Source code of charts
------------------------------------

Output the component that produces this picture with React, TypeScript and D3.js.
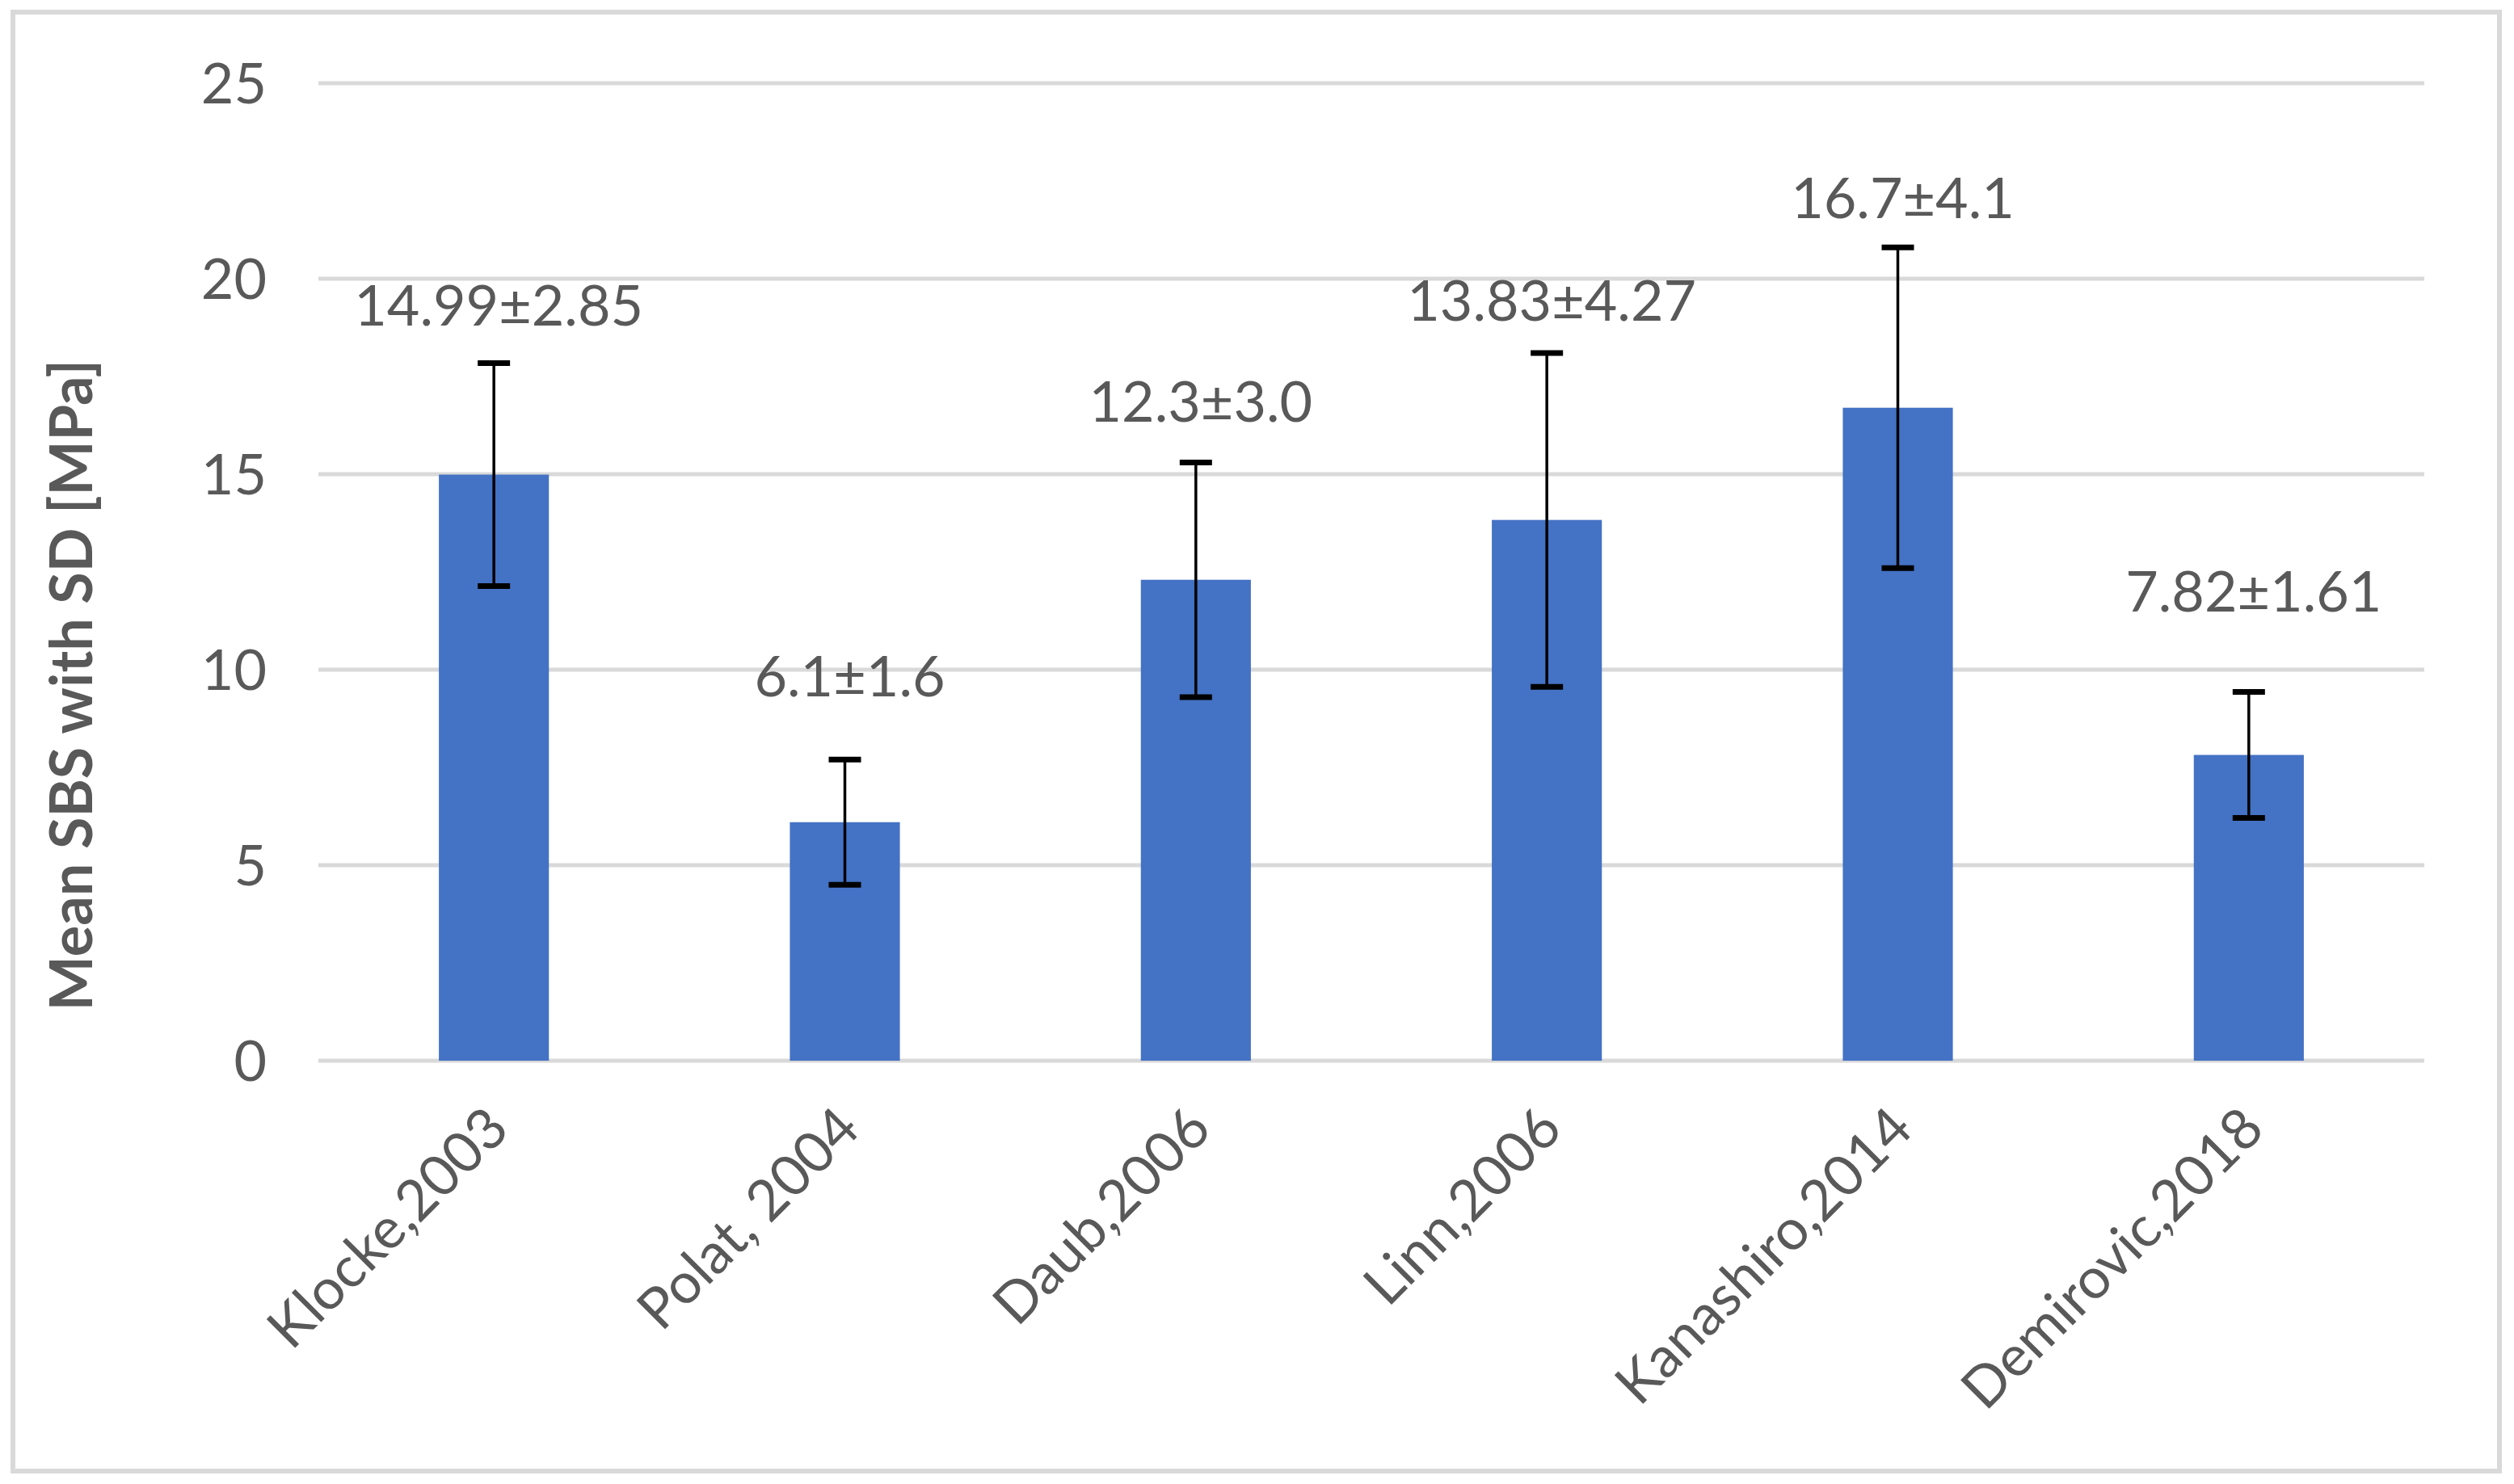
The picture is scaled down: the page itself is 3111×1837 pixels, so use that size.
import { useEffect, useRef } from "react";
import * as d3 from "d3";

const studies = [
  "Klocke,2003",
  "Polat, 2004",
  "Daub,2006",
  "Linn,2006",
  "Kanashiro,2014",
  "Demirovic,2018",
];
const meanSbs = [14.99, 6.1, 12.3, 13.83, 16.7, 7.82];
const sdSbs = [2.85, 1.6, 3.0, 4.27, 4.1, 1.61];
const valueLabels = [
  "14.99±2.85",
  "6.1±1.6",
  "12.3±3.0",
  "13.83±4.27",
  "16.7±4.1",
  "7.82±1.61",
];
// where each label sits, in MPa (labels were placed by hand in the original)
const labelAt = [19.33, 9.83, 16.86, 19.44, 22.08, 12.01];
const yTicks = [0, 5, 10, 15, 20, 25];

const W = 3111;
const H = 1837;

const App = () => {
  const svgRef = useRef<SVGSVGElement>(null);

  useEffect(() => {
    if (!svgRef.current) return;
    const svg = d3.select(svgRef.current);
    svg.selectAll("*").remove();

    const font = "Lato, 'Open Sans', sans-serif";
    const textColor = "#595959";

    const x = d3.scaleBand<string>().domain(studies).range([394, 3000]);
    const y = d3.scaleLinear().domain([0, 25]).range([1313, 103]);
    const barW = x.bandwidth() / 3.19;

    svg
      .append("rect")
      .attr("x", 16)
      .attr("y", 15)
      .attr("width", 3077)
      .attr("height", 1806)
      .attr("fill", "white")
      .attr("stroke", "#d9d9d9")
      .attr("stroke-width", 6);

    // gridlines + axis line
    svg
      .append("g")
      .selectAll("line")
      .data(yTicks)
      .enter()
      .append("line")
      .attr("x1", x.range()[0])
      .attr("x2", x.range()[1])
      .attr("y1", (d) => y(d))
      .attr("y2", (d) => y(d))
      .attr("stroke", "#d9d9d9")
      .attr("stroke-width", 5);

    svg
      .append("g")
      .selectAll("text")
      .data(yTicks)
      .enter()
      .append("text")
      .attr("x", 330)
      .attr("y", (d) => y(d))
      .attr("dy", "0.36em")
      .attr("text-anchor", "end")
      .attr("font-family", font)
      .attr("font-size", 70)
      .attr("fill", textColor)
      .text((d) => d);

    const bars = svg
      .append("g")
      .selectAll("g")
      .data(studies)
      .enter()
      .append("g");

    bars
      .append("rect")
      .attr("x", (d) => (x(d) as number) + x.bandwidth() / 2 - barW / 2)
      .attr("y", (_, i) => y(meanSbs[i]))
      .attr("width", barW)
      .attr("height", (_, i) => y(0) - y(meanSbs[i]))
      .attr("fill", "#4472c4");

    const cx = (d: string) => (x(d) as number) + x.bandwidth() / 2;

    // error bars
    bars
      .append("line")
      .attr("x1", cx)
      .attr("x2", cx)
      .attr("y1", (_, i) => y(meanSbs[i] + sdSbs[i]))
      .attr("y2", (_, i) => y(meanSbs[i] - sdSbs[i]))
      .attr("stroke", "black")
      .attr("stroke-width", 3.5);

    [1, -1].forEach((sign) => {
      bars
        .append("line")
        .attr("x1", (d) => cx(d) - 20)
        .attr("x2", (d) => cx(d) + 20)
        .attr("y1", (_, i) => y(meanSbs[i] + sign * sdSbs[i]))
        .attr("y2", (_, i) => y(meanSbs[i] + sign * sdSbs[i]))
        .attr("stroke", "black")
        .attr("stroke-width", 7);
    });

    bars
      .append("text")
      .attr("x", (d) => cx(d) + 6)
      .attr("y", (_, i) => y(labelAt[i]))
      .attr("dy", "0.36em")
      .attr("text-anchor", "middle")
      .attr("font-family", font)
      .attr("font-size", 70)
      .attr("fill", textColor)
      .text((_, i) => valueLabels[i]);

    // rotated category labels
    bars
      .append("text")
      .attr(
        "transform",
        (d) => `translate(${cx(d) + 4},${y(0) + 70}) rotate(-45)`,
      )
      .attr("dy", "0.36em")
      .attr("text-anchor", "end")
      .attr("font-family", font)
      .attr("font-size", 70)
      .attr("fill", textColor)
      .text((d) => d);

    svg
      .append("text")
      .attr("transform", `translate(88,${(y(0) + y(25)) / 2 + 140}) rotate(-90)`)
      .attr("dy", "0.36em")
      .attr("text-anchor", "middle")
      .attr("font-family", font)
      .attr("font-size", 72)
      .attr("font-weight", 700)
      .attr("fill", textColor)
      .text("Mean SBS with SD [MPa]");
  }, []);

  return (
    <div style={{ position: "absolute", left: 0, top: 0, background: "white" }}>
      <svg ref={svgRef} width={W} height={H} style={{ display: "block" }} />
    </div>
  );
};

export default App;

------------------------------------

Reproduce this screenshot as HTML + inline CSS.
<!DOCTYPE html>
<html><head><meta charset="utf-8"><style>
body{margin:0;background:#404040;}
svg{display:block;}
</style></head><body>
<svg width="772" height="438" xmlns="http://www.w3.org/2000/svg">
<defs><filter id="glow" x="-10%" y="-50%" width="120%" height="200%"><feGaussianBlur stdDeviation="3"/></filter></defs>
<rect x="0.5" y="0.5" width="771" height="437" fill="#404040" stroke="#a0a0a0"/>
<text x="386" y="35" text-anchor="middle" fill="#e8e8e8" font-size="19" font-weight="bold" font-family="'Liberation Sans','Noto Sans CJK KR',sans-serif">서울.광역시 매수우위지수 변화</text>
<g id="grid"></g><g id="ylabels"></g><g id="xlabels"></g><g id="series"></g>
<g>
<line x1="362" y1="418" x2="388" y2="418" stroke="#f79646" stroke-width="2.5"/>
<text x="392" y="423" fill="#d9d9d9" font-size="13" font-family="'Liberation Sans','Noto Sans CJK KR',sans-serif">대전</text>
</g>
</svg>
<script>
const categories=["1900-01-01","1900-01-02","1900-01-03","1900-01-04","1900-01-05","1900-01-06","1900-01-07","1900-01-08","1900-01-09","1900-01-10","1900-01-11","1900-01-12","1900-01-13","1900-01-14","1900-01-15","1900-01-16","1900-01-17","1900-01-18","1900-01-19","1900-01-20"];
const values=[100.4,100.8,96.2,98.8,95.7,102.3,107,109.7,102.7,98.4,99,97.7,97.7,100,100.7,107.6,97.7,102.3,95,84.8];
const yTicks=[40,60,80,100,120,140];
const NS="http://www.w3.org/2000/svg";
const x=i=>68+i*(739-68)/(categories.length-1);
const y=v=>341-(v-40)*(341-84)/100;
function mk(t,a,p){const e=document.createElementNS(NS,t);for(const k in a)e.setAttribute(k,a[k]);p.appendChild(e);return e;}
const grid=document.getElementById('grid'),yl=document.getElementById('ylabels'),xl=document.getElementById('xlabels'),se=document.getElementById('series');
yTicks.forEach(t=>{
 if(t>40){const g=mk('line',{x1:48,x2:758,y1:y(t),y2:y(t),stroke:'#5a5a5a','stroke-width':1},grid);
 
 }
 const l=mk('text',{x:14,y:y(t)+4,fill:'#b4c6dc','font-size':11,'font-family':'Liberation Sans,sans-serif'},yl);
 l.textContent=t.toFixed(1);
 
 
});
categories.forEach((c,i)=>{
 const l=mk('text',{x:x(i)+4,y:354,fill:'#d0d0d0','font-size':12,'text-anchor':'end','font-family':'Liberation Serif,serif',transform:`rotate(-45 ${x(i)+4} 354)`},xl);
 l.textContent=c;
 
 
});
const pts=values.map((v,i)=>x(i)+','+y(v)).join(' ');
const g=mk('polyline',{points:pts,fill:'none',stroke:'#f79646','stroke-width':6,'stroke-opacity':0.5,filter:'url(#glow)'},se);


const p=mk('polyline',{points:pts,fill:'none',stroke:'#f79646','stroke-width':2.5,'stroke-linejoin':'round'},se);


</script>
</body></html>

------------------------------------

Give back only the lines from the one holding "Output the component" through the one holding "const svgRef = useRef<SVGSVGElement>(null);", both kept, exactly as written. Omit the images.

* TASK OUTPUT *
Output the component that produces this picture with React, TypeScript and D3.js.
The picture is scaled down: the page itself is 3111×1837 pixels, so use that size.
import { useEffect, useRef } from "react";
import * as d3 from "d3";

const studies = [
  "Klocke,2003",
  "Polat, 2004",
  "Daub,2006",
  "Linn,2006",
  "Kanashiro,2014",
  "Demirovic,2018",
];
const meanSbs = [14.99, 6.1, 12.3, 13.83, 16.7, 7.82];
const sdSbs = [2.85, 1.6, 3.0, 4.27, 4.1, 1.61];
const valueLabels = [
  "14.99±2.85",
  "6.1±1.6",
  "12.3±3.0",
  "13.83±4.27",
  "16.7±4.1",
  "7.82±1.61",
];
// where each label sits, in MPa (labels were placed by hand in the original)
const labelAt = [19.33, 9.83, 16.86, 19.44, 22.08, 12.01];
const yTicks = [0, 5, 10, 15, 20, 25];

const W = 3111;
const H = 1837;

const App = () => {
  const svgRef = useRef<SVGSVGElement>(null);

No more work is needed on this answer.